Data section:
-- -- --

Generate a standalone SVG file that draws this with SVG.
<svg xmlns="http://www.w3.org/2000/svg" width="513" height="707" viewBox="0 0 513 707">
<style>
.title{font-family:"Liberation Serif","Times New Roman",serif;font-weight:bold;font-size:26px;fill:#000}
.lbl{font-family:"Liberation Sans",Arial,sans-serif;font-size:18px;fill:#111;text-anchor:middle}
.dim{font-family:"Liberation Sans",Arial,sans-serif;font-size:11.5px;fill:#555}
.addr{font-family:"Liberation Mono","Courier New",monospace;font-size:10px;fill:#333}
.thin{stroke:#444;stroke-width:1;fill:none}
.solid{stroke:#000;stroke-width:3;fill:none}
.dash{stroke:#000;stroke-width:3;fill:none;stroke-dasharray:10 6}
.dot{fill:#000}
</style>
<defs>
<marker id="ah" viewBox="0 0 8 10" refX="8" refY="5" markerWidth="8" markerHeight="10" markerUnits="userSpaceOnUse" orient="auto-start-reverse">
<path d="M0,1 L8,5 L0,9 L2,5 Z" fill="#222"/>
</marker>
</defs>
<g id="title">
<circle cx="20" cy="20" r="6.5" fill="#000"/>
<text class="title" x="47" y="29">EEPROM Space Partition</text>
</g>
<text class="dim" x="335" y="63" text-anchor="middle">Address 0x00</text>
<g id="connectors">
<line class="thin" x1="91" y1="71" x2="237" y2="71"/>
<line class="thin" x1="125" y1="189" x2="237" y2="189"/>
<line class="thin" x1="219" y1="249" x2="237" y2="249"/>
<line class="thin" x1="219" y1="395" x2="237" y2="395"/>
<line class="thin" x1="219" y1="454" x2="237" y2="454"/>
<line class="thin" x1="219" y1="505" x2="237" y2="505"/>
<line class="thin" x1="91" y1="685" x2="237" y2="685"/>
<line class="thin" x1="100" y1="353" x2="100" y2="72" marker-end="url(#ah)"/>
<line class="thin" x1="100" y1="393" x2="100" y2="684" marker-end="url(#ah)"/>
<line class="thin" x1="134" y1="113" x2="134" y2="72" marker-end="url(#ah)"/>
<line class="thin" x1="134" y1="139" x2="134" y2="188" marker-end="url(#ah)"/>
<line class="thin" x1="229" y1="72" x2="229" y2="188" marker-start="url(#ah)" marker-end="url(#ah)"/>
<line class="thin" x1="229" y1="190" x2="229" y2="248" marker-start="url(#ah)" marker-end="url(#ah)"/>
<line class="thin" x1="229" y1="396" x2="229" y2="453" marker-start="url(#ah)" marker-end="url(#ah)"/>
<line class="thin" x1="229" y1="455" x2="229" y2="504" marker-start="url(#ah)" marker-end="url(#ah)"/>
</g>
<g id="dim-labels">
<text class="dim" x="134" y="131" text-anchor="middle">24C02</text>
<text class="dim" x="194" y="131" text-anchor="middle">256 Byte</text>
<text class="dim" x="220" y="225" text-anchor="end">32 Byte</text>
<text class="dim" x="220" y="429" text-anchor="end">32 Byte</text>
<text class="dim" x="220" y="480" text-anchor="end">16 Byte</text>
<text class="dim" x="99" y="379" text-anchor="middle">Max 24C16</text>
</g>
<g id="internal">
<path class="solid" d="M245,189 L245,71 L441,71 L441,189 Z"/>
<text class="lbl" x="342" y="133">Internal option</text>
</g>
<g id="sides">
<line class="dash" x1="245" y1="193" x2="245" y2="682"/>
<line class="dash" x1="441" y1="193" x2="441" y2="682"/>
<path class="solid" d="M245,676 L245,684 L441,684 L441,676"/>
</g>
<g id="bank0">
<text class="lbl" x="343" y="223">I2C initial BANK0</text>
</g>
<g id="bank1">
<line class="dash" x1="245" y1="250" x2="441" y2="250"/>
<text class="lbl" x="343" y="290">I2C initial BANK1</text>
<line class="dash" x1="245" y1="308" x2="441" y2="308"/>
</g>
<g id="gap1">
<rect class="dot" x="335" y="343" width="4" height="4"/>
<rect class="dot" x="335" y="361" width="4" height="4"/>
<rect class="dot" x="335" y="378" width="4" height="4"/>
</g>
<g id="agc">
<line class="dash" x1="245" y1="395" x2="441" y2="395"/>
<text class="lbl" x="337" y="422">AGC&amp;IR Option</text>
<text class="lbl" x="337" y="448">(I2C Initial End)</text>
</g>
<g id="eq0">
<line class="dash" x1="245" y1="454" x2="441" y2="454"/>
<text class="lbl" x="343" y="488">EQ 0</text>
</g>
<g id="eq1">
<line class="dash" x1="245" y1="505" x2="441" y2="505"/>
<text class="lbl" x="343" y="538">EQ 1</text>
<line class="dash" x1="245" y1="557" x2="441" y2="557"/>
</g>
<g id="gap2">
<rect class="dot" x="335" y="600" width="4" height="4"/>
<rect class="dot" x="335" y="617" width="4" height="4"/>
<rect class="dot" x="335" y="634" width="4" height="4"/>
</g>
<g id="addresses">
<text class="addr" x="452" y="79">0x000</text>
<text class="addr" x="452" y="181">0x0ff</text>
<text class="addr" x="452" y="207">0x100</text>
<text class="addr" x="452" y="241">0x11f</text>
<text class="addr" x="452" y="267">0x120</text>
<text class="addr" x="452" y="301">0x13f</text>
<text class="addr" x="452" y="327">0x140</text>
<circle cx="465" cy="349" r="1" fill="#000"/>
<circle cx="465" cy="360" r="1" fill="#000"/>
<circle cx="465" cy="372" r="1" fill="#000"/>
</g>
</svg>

-- -- --

Output all of the data above without any alteration.

Generate a standalone SVG file that draws this with SVG.
<svg xmlns="http://www.w3.org/2000/svg" width="513" height="707" viewBox="0 0 513 707">
<style>
.title{font-family:"Liberation Serif","Times New Roman",serif;font-weight:bold;font-size:26px;fill:#000}
.lbl{font-family:"Liberation Sans",Arial,sans-serif;font-size:18px;fill:#111;text-anchor:middle}
.dim{font-family:"Liberation Sans",Arial,sans-serif;font-size:11.5px;fill:#555}
.addr{font-family:"Liberation Mono","Courier New",monospace;font-size:10px;fill:#333}
.thin{stroke:#444;stroke-width:1;fill:none}
.solid{stroke:#000;stroke-width:3;fill:none}
.dash{stroke:#000;stroke-width:3;fill:none;stroke-dasharray:10 6}
.dot{fill:#000}
</style>
<defs>
<marker id="ah" viewBox="0 0 8 10" refX="8" refY="5" markerWidth="8" markerHeight="10" markerUnits="userSpaceOnUse" orient="auto-start-reverse">
<path d="M0,1 L8,5 L0,9 L2,5 Z" fill="#222"/>
</marker>
</defs>
<g id="title">
<circle cx="20" cy="20" r="6.5" fill="#000"/>
<text class="title" x="47" y="29">EEPROM Space Partition</text>
</g>
<text class="dim" x="335" y="63" text-anchor="middle">Address 0x00</text>
<g id="connectors">
<line class="thin" x1="91" y1="71" x2="237" y2="71"/>
<line class="thin" x1="125" y1="189" x2="237" y2="189"/>
<line class="thin" x1="219" y1="249" x2="237" y2="249"/>
<line class="thin" x1="219" y1="395" x2="237" y2="395"/>
<line class="thin" x1="219" y1="454" x2="237" y2="454"/>
<line class="thin" x1="219" y1="505" x2="237" y2="505"/>
<line class="thin" x1="91" y1="685" x2="237" y2="685"/>
<line class="thin" x1="100" y1="353" x2="100" y2="72" marker-end="url(#ah)"/>
<line class="thin" x1="100" y1="393" x2="100" y2="684" marker-end="url(#ah)"/>
<line class="thin" x1="134" y1="113" x2="134" y2="72" marker-end="url(#ah)"/>
<line class="thin" x1="134" y1="139" x2="134" y2="188" marker-end="url(#ah)"/>
<line class="thin" x1="229" y1="72" x2="229" y2="188" marker-start="url(#ah)" marker-end="url(#ah)"/>
<line class="thin" x1="229" y1="190" x2="229" y2="248" marker-start="url(#ah)" marker-end="url(#ah)"/>
<line class="thin" x1="229" y1="396" x2="229" y2="453" marker-start="url(#ah)" marker-end="url(#ah)"/>
<line class="thin" x1="229" y1="455" x2="229" y2="504" marker-start="url(#ah)" marker-end="url(#ah)"/>
</g>
<g id="dim-labels">
<text class="dim" x="134" y="131" text-anchor="middle">24C02</text>
<text class="dim" x="194" y="131" text-anchor="middle">256 Byte</text>
<text class="dim" x="220" y="225" text-anchor="end">32 Byte</text>
<text class="dim" x="220" y="429" text-anchor="end">32 Byte</text>
<text class="dim" x="220" y="480" text-anchor="end">16 Byte</text>
<text class="dim" x="99" y="379" text-anchor="middle">Max 24C16</text>
</g>
<g id="internal">
<path class="solid" d="M245,189 L245,71 L441,71 L441,189 Z"/>
<text class="lbl" x="342" y="133">Internal option</text>
</g>
<g id="sides">
<line class="dash" x1="245" y1="193" x2="245" y2="682"/>
<line class="dash" x1="441" y1="193" x2="441" y2="682"/>
<path class="solid" d="M245,676 L245,684 L441,684 L441,676"/>
</g>
<g id="bank0">
<text class="lbl" x="343" y="223">I2C initial BANK0</text>
</g>
<g id="bank1">
<line class="dash" x1="245" y1="250" x2="441" y2="250"/>
<text class="lbl" x="343" y="290">I2C initial BANK1</text>
<line class="dash" x1="245" y1="308" x2="441" y2="308"/>
</g>
<g id="gap1">
<rect class="dot" x="335" y="343" width="4" height="4"/>
<rect class="dot" x="335" y="361" width="4" height="4"/>
<rect class="dot" x="335" y="378" width="4" height="4"/>
</g>
<g id="agc">
<line class="dash" x1="245" y1="395" x2="441" y2="395"/>
<text class="lbl" x="337" y="422">AGC&amp;IR Option</text>
<text class="lbl" x="337" y="448">(I2C Initial End)</text>
</g>
<g id="eq0">
<line class="dash" x1="245" y1="454" x2="441" y2="454"/>
<text class="lbl" x="343" y="488">EQ 0</text>
</g>
<g id="eq1">
<line class="dash" x1="245" y1="505" x2="441" y2="505"/>
<text class="lbl" x="343" y="538">EQ 1</text>
<line class="dash" x1="245" y1="557" x2="441" y2="557"/>
</g>
<g id="gap2">
<rect class="dot" x="335" y="600" width="4" height="4"/>
<rect class="dot" x="335" y="617" width="4" height="4"/>
<rect class="dot" x="335" y="634" width="4" height="4"/>
</g>
<g id="addresses">
<text class="addr" x="452" y="79">0x000</text>
<text class="addr" x="452" y="181">0x0ff</text>
<text class="addr" x="452" y="207">0x100</text>
<text class="addr" x="452" y="241">0x11f</text>
<text class="addr" x="452" y="267">0x120</text>
<text class="addr" x="452" y="301">0x13f</text>
<text class="addr" x="452" y="327">0x140</text>
<circle cx="465" cy="349" r="1" fill="#000"/>
<circle cx="465" cy="360" r="1" fill="#000"/>
<circle cx="465" cy="372" r="1" fill="#000"/>
</g>
</svg>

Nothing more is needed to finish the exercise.